Associate Professor, Department of Criminal Justice, University of Tennessee-Chattanooga

Bio

Dr. Gale Iles is an Associate Professor of Criminal Justice at the University of Tennessee-Chattanooga.  She joined the department in 2006 after earning her doctorate in Criminal Justice from the University of Nebraska-Omaha and a Master’s degree in Criminal Justice from the University of Wisconsin-Milwaukee.  She received her undergraduate degree from the University of Washington-Seattle, where she double majored in Law & Society and Sociology and minored in Political Science.

 

Dr. Iles teaches both graduate and undergraduate courses on the American Courts, Criminological Theory, Minorities and the Criminal Justice System and Comparative Criminal Justice Systems.

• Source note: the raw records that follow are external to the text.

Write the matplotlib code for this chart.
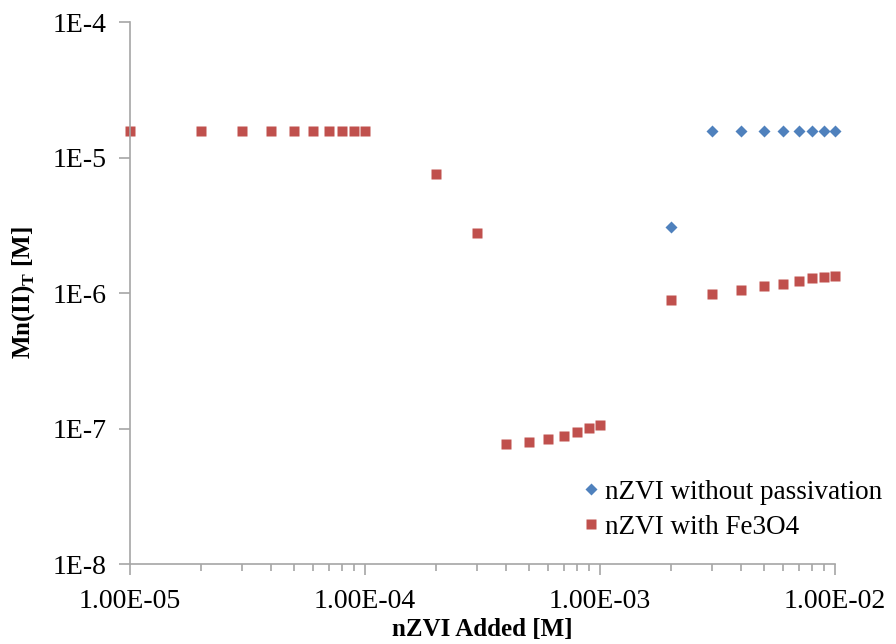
import matplotlib
matplotlib.use('Agg')
import matplotlib.pyplot as plt
from matplotlib.ticker import LogLocator, NullFormatter, FixedLocator

plt.rcParams['font.family'] = ['Liberation Serif', 'DejaVu Serif']
plt.rcParams['mathtext.fontset'] = 'custom'
plt.rcParams['mathtext.bf'] = 'Liberation Serif:bold'

# nZVI without passivation
blue_x = [2e-3, 3e-3, 4e-3, 5e-3, 6e-3, 7e-3, 8e-3, 9e-3, 1e-2]
blue_y = [3.07e-6, 1.57e-5, 1.57e-5, 1.57e-5, 1.57e-5, 1.57e-5, 1.57e-5, 1.57e-5, 1.57e-5]

# nZVI with Fe3O4
red_x = [1e-5, 2e-5, 3e-5, 4e-5, 5e-5, 6e-5, 7e-5, 8e-5, 9e-5, 1e-4,
         2e-4, 3e-4, 4e-4, 5e-4, 6e-4, 7e-4, 8e-4, 9e-4, 1e-3,
         2e-3, 3e-3, 4e-3, 5e-3, 6e-3, 7e-3, 8e-3, 9e-3, 1e-2]
red_y = [1.57e-5] * 10 + [7.55e-6, 2.77e-6,
         7.7e-8, 7.95e-8, 8.4e-8, 8.8e-8, 9.4e-8, 1.01e-7, 1.06e-7,
         8.9e-7, 9.8e-7, 1.05e-6, 1.13e-6, 1.16e-6, 1.23e-6, 1.29e-6, 1.31e-6, 1.33e-6]

xticks = [1e-5, 1e-4, 1e-3, 1e-2]
xlabels = ['1.00E-05', '1.00E-04', '1.00E-03', '1.00E-02']
yticks = [1e-8, 1e-7, 1e-6, 1e-5, 1e-4]
ylabels = ['1E-8', '1E-7', '1E-6', '1E-5', '1E-4']

fig = plt.figure(figsize=(8.96, 6.44), dpi=100)
ax = fig.add_axes([0.1451, 0.1242, 0.7868, 0.8416])

ax.plot(blue_x, blue_y, 'D', color='#4F81BD', ms=6.5, mec='none', clip_on=False,
        label='nZVI without passivation')
ax.plot(red_x, red_y, 's', color='#C0504D', ms=7.5, mec='none', clip_on=False,
        label='nZVI with Fe3O4')

ax.set_xscale('log')
ax.set_yscale('log')
ax.set_xlim(1e-5, 1e-2)
ax.set_ylim(1e-8, 1e-4)

ax.xaxis.set_major_locator(FixedLocator(xticks))
ax.set_xticklabels(xlabels)
ax.xaxis.set_minor_locator(LogLocator(base=10, subs=range(2, 10)))
ax.xaxis.set_minor_formatter(NullFormatter())
ax.yaxis.set_major_locator(FixedLocator(yticks))
ax.set_yticklabels(ylabels)
ax.yaxis.set_minor_locator(FixedLocator([]))

for s in ['top', 'right']:
    ax.spines[s].set_visible(False)
for s in ['left', 'bottom']:
    ax.spines[s].set_color('#A6A6A6')
    ax.spines[s].set_linewidth(1.2)

ax.tick_params(which='major', direction='out', length=8, width=1.2, color='#A6A6A6',
               labelsize=20)
ax.tick_params(axis='x', which='major', pad=10)
ax.tick_params(axis='y', which='major', pad=9)
ax.tick_params(which='minor', direction='out', length=5, width=1.2, color='#A6A6A6')

ax.set_xlabel('nZVI Added [M]', fontsize=18, fontweight='bold', labelpad=3)
ax.set_ylabel(r'Mn(II)$_\mathbf{T}$ [M]', fontsize=18, fontweight='bold', labelpad=11)

leg = ax.legend(loc='lower left', bbox_to_anchor=(0.608, 0.0), frameon=False,
                fontsize=19.5, handlelength=0.6, handletextpad=0.2, labelspacing=0.37,
                markerscale=0.9)

fig.savefig('out.png', dpi=100)
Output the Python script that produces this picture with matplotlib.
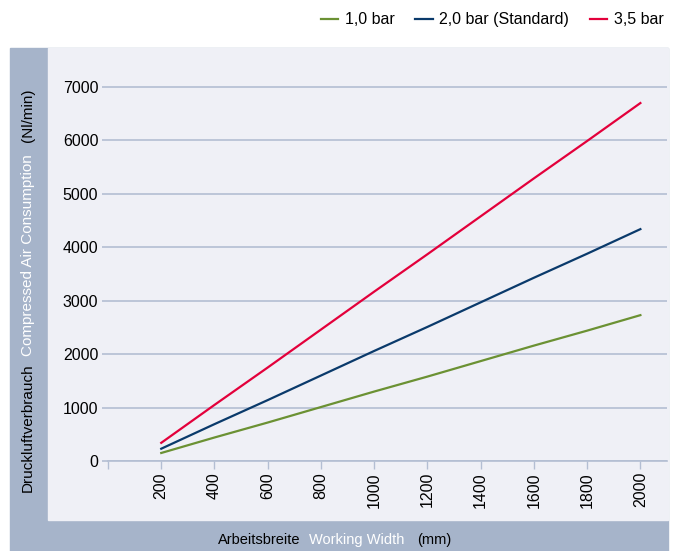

Her research interests lie in sentencing practices, particularly the identification and examination of unwarranted sentencing disparities, the effects of population shifts on prison rates, and the explanation of crime and deviant behavior. She has also done work in the area of cross-national crime and delinquency and has traveled extensively to over three-dozen countries throughout the Americas, Europe, Africa, Asia, Australia, and the Middle East.

 

In addition to her teaching and research agenda, she is actively involved in a number of community organizations including volunteering with the Tennesseans for Alternatives to the Death Penalty, a member of the Salvation Army Community Relations Board, a member of the Chattanooga Human Trafficking Awareness Taskforce, a faculty advisor and volunteer for the Big Brother Big Sister of Greater Chattanooga and as a flautist with the L’Abri Symphony Orchestra.